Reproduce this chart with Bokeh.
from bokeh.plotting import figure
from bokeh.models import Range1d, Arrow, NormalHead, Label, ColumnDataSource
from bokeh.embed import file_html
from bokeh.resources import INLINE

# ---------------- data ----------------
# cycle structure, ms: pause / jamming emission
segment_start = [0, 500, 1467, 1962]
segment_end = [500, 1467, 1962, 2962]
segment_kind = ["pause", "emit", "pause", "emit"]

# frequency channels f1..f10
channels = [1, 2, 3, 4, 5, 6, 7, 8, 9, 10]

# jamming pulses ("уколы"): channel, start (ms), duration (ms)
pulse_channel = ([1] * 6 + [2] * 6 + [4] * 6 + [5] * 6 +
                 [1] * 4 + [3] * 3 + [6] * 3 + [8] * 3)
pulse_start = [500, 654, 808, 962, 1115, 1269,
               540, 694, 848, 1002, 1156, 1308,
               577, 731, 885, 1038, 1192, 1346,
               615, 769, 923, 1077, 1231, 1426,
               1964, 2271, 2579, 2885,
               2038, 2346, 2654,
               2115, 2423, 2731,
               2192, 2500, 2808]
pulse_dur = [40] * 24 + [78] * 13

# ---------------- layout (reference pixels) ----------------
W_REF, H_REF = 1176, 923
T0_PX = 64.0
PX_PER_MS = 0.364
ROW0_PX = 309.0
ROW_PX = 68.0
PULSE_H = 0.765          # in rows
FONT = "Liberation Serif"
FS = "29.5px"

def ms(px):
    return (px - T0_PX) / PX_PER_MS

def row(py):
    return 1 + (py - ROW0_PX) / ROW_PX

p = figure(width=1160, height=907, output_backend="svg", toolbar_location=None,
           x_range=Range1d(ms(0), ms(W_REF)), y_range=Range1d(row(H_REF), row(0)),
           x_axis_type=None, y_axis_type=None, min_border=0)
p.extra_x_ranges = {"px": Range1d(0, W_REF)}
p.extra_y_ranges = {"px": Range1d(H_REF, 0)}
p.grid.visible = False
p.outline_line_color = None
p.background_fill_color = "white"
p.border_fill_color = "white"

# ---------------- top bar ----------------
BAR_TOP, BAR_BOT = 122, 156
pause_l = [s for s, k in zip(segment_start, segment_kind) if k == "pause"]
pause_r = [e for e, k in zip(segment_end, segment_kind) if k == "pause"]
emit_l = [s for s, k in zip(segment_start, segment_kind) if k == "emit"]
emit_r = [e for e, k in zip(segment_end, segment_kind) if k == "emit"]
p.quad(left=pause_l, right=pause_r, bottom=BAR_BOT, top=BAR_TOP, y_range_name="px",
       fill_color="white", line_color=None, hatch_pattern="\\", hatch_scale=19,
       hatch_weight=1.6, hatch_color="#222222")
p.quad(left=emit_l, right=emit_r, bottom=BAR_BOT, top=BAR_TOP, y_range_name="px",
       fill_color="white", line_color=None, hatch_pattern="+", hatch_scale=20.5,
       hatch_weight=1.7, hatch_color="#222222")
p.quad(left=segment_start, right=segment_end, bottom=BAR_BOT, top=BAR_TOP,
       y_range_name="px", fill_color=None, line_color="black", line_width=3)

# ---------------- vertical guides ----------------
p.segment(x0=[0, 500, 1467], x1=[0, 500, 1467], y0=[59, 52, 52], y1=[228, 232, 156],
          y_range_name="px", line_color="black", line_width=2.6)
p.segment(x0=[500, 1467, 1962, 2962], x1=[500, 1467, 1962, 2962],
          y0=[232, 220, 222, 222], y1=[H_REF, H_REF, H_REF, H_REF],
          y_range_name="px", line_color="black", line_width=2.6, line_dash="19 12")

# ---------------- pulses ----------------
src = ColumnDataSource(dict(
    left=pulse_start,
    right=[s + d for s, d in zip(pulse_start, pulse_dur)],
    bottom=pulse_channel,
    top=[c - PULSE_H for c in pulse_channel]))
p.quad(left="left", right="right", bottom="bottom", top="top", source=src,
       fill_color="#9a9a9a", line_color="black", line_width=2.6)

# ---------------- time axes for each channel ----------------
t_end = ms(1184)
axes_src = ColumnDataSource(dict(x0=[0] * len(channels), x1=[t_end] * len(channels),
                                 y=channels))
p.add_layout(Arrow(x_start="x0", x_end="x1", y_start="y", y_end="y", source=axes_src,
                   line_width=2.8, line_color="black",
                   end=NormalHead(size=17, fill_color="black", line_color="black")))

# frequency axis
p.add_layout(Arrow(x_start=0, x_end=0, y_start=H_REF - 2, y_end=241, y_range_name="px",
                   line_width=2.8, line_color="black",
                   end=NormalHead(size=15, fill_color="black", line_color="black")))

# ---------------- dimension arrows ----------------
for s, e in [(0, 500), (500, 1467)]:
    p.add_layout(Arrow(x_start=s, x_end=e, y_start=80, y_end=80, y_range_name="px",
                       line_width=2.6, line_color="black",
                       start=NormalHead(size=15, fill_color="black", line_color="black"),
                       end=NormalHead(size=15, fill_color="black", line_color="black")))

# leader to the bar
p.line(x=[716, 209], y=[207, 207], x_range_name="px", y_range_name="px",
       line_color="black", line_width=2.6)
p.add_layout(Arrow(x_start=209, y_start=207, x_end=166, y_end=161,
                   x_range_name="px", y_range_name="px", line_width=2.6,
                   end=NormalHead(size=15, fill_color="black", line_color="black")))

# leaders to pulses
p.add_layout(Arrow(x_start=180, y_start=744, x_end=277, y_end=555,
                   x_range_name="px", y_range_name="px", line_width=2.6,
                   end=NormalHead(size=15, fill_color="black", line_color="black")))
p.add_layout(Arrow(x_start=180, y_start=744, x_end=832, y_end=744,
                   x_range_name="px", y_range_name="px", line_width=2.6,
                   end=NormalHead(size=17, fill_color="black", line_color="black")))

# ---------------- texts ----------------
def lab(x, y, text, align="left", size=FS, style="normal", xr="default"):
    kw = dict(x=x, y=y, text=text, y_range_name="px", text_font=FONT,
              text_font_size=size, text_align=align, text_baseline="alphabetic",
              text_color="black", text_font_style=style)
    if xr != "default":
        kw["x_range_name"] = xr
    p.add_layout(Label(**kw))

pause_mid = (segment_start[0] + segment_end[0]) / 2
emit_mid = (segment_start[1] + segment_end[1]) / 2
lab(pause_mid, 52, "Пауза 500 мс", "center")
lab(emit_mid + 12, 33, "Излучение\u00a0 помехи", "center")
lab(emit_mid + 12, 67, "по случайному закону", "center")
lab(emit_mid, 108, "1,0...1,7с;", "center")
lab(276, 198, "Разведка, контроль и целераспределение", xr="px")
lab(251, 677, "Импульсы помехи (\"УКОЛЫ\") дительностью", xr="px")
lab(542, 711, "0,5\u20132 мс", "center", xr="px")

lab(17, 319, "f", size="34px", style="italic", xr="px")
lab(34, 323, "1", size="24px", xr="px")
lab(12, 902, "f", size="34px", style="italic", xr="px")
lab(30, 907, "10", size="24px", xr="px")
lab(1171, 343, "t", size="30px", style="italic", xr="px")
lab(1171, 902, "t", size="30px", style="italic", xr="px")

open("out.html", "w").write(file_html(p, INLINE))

━━━━━━

▶ [WHAT TO WORK ON] Produce the lines from the top of the listing through the "from bokeh.resources import INLINE" line exactly as they appear, with no additional output.

▶ [THE OUTPUT]
Reproduce this chart with Bokeh.
from bokeh.plotting import figure
from bokeh.models import Range1d, Arrow, NormalHead, Label, ColumnDataSource
from bokeh.embed import file_html
from bokeh.resources import INLINE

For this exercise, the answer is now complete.